As the number of traditional TV customers declines across the industry, Comcast is stemming its losses by attracting them with new TV-Internet packages while keeping TV customers around for longer with the help of a fancier cable box. The company also says recent investments in customer service, long a blemish on its reputation, have helped.

Comcast said Wednesday that it added 89,000 TV customers in the last three months of 2015, which it said was its best quarter since the October-December period of 2006. For the full year, Comcast lost 36,000 TV customers, the smallest drop since its annual string of TV customer losses that began in 2007.

Other cable companies are improving, too, even as cable bills rise overall and people spend more time watching video online. Time Warner Cable posted a small gain of 32,000 TV customers for 2015, the first year it's added TV subscribers since 2006.

-- The Associated Press

Amazon mum on bookstore reports

NEW YORK -- Amazon is declining to comment on reports it may be planning to open more bookstores.

In a call with analysts on Tuesday, Sandeep Mathrani, the chief executive officer of mall operator General Growth Properties, said in an offhand comment related to a question about Christmas traffic that Amazon had plans to open 300 or 400 bookstores.

A New York Times report, citing unnamed sources Wednesday, said Amazon could open more bookstores in the future, but at a more modest pace.

Amazon said it does not comment on rumors or speculation. General Growth Properties did not respond to a request for comment.

Amazon operates one bookstore in Seattle and about five staffed pickup locations for textbooks at universities, with plans for two more in 2016.

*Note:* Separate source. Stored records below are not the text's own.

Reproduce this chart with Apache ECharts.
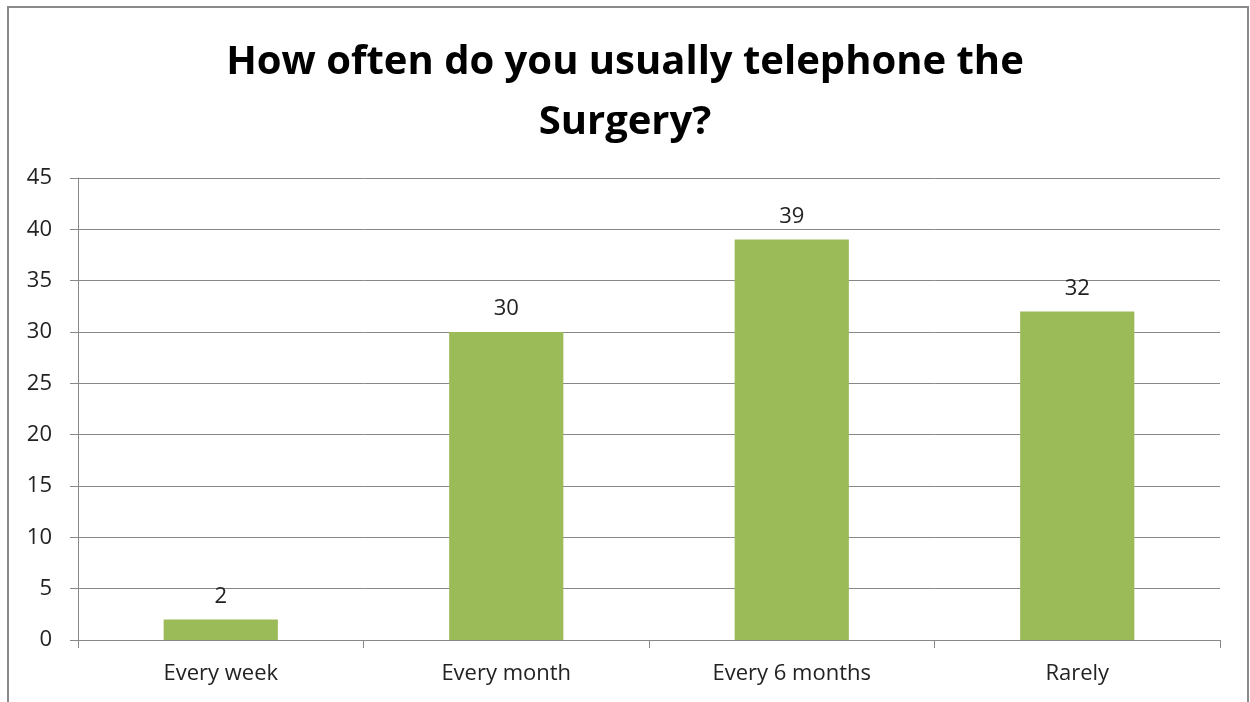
<!DOCTYPE html>
<html>
<head>
<meta charset="utf-8">
<script src="https://cdn.jsdelivr.net/npm/echarts@6/dist/echarts.min.js"></script>
<style>
  html, body { margin: 0; padding: 0; background: #fff; }
  #chart { width: 1250px; height: 702px; }
</style>
</head>
<body>
<div id="chart"></div>
<script>
// Survey responses: how often patients telephone the surgery
const categories = ['Every week', 'Every month', 'Every 6 months', 'Rarely'];
const responses = [2, 30, 39, 32];
const yTicks = { min: 0, max: 45, interval: 5 };

const font = '"Open Sans", "Liberation Sans", sans-serif';
const chart = echarts.init(document.getElementById('chart'), null, { renderer: 'canvas' });

chart.setOption({
  backgroundColor: '#ffffff',
  animation: false,
  graphic: [{
    type: 'rect',
    shape: { x: 8, y: 7, width: 1240, height: 720 },
    style: { fill: 'none', stroke: '#8a8a8a', lineWidth: 2 },
    silent: true
  }],
  title: {
    text: 'How often do you usually telephone the\nSurgery?',
    left: 'center',
    top: 28,
    textStyle: {
      fontFamily: font,
      fontWeight: 'bold',
      fontSize: 40,
      lineHeight: 60,
      color: '#000'
    }
  },
  grid: { left: 78, right: 30, top: 178, bottom: 62 },
  xAxis: {
    type: 'category',
    data: categories,
    axisLine: { lineStyle: { color: '#888', width: 1 } },
    axisTick: { show: true, length: 8, alignWithLabel: false, lineStyle: { color: '#888' } },
    axisLabel: { fontFamily: font, fontSize: 22, color: '#222', margin: 23 }
  },
  yAxis: {
    type: 'value',
    min: yTicks.min,
    max: yTicks.max,
    interval: yTicks.interval,
    axisLine: { show: true, lineStyle: { color: '#888', width: 1 } },
    axisTick: { show: true, length: 8, lineStyle: { color: '#888' } },
    splitLine: { show: true, lineStyle: { color: '#888', width: 1 } },
    axisLabel: { fontFamily: font, fontSize: 22, color: '#222', margin: 26 }
  },
  series: [{
    type: 'bar',
    data: responses,
    barWidth: '40%',
    itemStyle: { color: '#9bbb59' },
    label: {
      show: true,
      position: 'top',
      distance: 12,
      fontFamily: font,
      fontSize: 22,
      color: '#222'
    }
  }]
});
</script>
</body>
</html>
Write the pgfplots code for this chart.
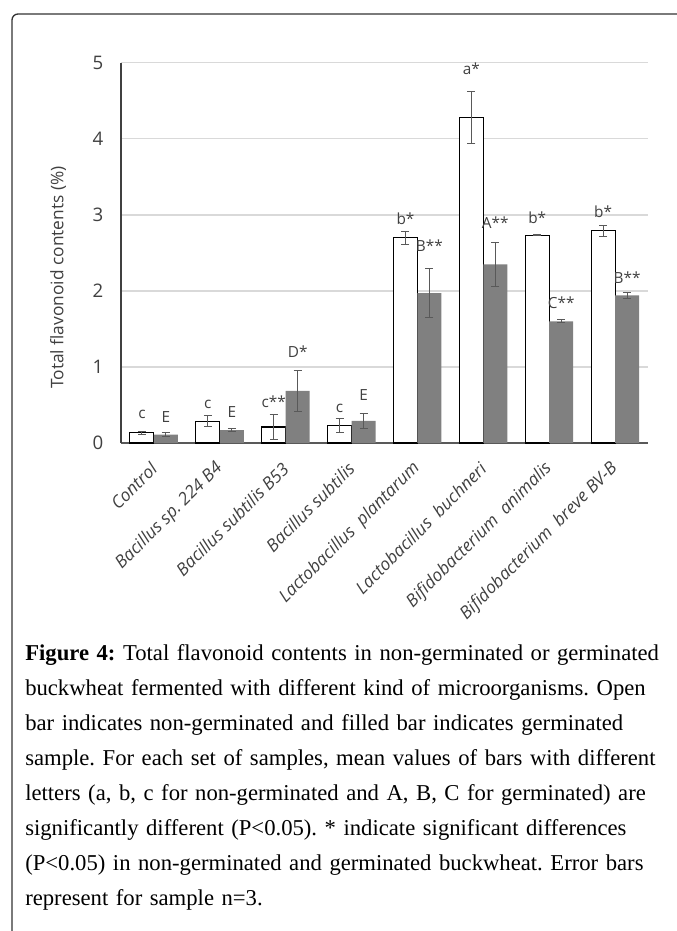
\documentclass[border=0pt]{standalone}
\usepackage{pgfplots}
\pgfplotsset{compat=1.18}
\usepackage{pgfplotstable}
\usepackage{fontspec}
\setmainfont{Liberation Serif}
\newfontfamily\chartfont{Open Sans}

\definecolor{gridc}{HTML}{D9D9D9}
\definecolor{fillc}{HTML}{808080}
\definecolor{errc}{HTML}{595959}
\definecolor{txtc}{HTML}{404040}
\definecolor{framec}{HTML}{333333}

\pgfplotstableread{
x y e
0 0.135 0.02
1 0.285 0.07
2 0.21 0.16
3 0.227 0.09
4 2.70 0.085
5 4.28 0.34
6 2.73 0.005
7 2.79 0.07
}\opendata
\pgfplotstableread{
x y e
0 0.11 0.03
1 0.17 0.02
2 0.686 0.27
3 0.29 0.10
4 1.97 0.32
5 2.35 0.29
6 1.60 0.02
7 1.94 0.04
}\filldata

\newcommand{\af}{\chartfont\fontsize{11.5}{13}\selectfont}

\begin{document}
\frenchspacing
\begin{tikzpicture}[x=1pt,y=1pt]
\useasboundingbox (0,0) rectangle (507.75,698.25);
\draw[framec, line width=1pt, rounded corners=4.5pt] (9,-2) -- (9,687.75) -- (512,687.75);
\begin{axis}[
  at={(90.75pt,366pt)}, anchor=south west,
  scale only axis, width=395.25pt, height=285.2pt,
  xmin=-0.5, xmax=7.5, ymin=0, ymax=5,
  axis x line*=bottom, axis y line*=left,
  x axis line style={-, line width=1pt, color=errc},
  y axis line style={-, line width=1pt, color=txtc},
  major tick length=0pt,
  ytick={0,1,2,3,4,5}, xtick={0,...,7},
  xticklabels={Control, Bacillus sp. 224 B4, Bacillus subtilis B53, Bacillus subtilis, Lactobacillus\ \ plantarum, Lactobacillus\ \ buchneri, Bifidobacterium\ \ animalis, Bifidobacterium\ \ breve BV-B},
  ymajorgrids, grid style={gridc, line width=1pt},
  ybar, bar width=18pt,
  clip=false,
  /pgf/number format/assume math mode=true,
  yticklabel style={anchor=east, inner sep=0pt, xshift=-13pt, font=\chartfont\fontsize{14}{16}\selectfont, text=txtc},
  xticklabel style={rotate=45, anchor=east, inner sep=0pt, font=\chartfont\itshape\fontsize{13}{15}\selectfont, text=txtc},
  xticklabel shift=17pt,
  ylabel={Total flavonoid contents (\%)},
  ylabel style={at={(axis description cs:-0.1195,0.435)}, anchor=center, font=\chartfont\fontsize{13}{15}\selectfont, text=txtc},
]
\addplot[ybar, bar shift=-9pt, fill=white, draw=black, line width=0.8pt,
  error bars/.cd, y dir=both, y explicit,
  error bar style={errc, line width=0.75pt},
  error mark options={rotate=90, mark size=3pt, errc, line width=0.75pt}]
  table[x=x, y=y, y error=e]{\opendata};
\addplot[ybar, bar shift=9pt, fill=fillc, draw=none,
  error bars/.cd, y dir=both, y explicit,
  error bar style={errc, line width=0.75pt},
  error mark options={rotate=90, mark size=3pt, errc, line width=0.75pt}]
  table[x=x, y=y, y error=e]{\filldata};
% significance letters
\node[font=\af, text=txtc, inner sep=0pt] at (axis cs:-0.182,0.37) {c};
\node[font=\af, text=txtc, inner sep=0pt] at (axis cs:0.182,0.345) {E};
\node[font=\af, text=txtc, inner sep=0pt] at (axis cs:0.818,0.51) {c};
\node[font=\af, text=txtc, inner sep=0pt] at (axis cs:1.182,0.41) {E};
\node[font=\af, text=txtc, inner sep=0pt] at (axis cs:1.818,0.54) {c**};
\node[font=\af, text=txtc, inner sep=0pt] at (axis cs:2.182,1.2) {D*};
\node[font=\af, text=txtc, inner sep=0pt] at (axis cs:2.818,0.455) {c};
\node[font=\af, text=txtc, inner sep=0pt] at (axis cs:3.182,0.63) {E};
\node[font=\af, text=txtc, inner sep=0pt] at (axis cs:3.818,2.95) {b*};
\node[font=\af, text=txtc, inner sep=0pt] at (axis cs:4.182,2.6) {B**};
\node[font=\af, text=txtc, inner sep=0pt] at (axis cs:4.818,4.92) {a*};
\node[font=\af, text=txtc, inner sep=0pt] at (axis cs:5.182,2.90) {A**};
\node[font=\af, text=txtc, inner sep=0pt] at (axis cs:5.818,2.96) {b*};
\node[font=\af, text=txtc, inner sep=0pt] at (axis cs:6.182,1.85) {C**};
\node[font=\af, text=txtc, inner sep=0pt] at (axis cs:6.818,3.04) {b*};
\node[font=\af, text=txtc, inner sep=0pt] at (axis cs:7.182,2.17) {B**};
\end{axis}
\node[anchor=north west, inner sep=0pt, text width=477.75pt, font=\fontsize{17}{26.25}\selectfont] at (18.75,215) {%
\makebox[\linewidth][s]{\textbf{Figure 4:} Total flavonoid contents in non-germinated or germinated}\\
\makebox[\linewidth][s]{buckwheat fermented with different kind of microorganisms. Open}\\
\makebox[\linewidth][s]{bar indicates non-germinated and filled bar indicates germinated}\\
\makebox[\linewidth][s]{sample. For each set of samples, mean values of bars with different}\\
\makebox[\linewidth][s]{letters (a, b, c for non-germinated and A, B, C for germinated) are}\\
\makebox[\linewidth][s]{significantly different (P<0.05). * indicate significant differences}\\
\makebox[\linewidth][s]{(P<0.05) in non-germinated and germinated buckwheat. Error bars}\\
represent for sample n=3.};
\end{tikzpicture}
\end{document}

Shares of Amazon.com Inc. dropped $21.03, or 3.8 percent, to close Wednesday at $531.07.

-- The Associated Press

Merck tops profit forecast; not so sales

Merck & Co. posted an 87 percent drop in fourth-quarter profit compared with last year, when the drugmaker had a huge gain from the sale of its consumer health business. It beat Wall Street profit forecasts but came up short on revenue.

The strong dollar and increasing pricing pressure and competition for some of its older medicines cut sales of some of Merck's top sellers. That was partly offset by climbing sales of Merck's newest medicines and its top vaccines. Revenue, however, dipped 3 percent.

Merck is rebuilding its hepatitis-C business and building up its cancer- and hospital-drug franchises as it shifts to a new product cycle after its latest restructuring program. That cut more than $2.5 billion in annual spending.

The maker of diabetes pill Januvia and groundbreaking cancer-drug Keytruda, said Wednesday that net income was $976 million, or 35 cents per share. A year earlier, net income was $7.32 billion, or $2.54 per share, boosted by a gain from selling Merck's consumer business to Bayer AG for $11.2 billion.